Unfortunately, this piece is using the internal function of dis directly, which will provide a familiar experience to dis users (assuming most of the people interested in instructions are using dis). dis has similar issues and I guess there's no perfect way to deal with it.

gaogaotiantian commented 1 year ago

Hi all, the feature, test and docs are all finished and ready for review now.

SonOfLilit commented 1 year ago

This is very technically cool, but I can't think of any use cases for end users and it's a lot of code. (Am I just not creative enough?)

I can, however, imagine that core devs working on the Python bytecode compiler will get benefit from it. Maybe we should get buy in from some potential users before complicating Bdb?

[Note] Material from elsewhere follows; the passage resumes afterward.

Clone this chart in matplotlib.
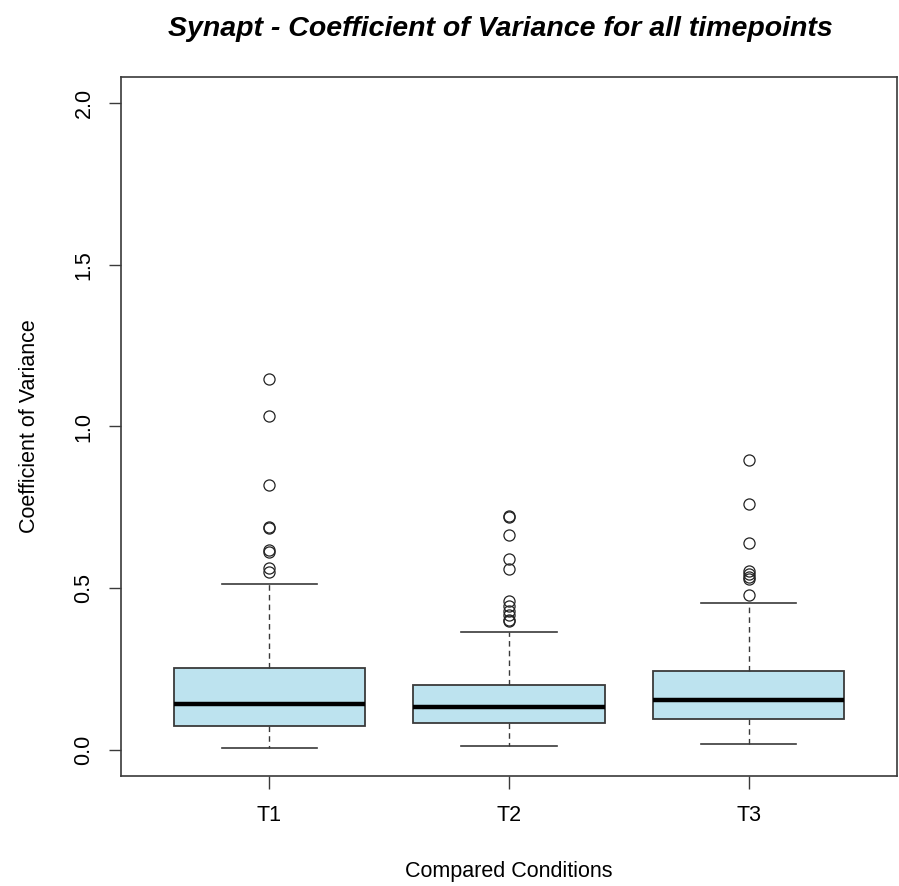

gaogaotiantian commented 1 year ago

This is very technically cool, but I can't think of any use cases for end users and it's a lot of code. (Am I just not creative enough?)

I can, however, imagine that core devs working on the Python bytecode compiler will get benefit from it. Maybe we should get buy in from some potential users before complicating Bdb?

Python has f_trace_opcodes, so the ability to trace and debug opcode (instruction) is natural. The end user of Python is a large base, I for example, often need the capability to debug on instruction level. It's also very helpful to debug CPython itself.

All I'm saying is, there are different needs for different developers - for a lot of developers, they do not even use debuggers,. Having a working solution for debugging instructions does not make pdb worse. And yes, there are more code in bdb, but most of them are on isolated paths that are very specific to instruction tracing. It does not impact the current bdb responsibilities.

For use cases, there is a very common pattern in Python - one-liners. Often they consist of multiple expressions. As of now, pdb can only execute it as a full line, and the debuggability within the line is horrible. Having an instruction-level debugging in pdb would solve that.

However, with the new PEP 669, this work is blocked by the implementation of #103615 , which I'm also responsible for. So this feature will only be visited later.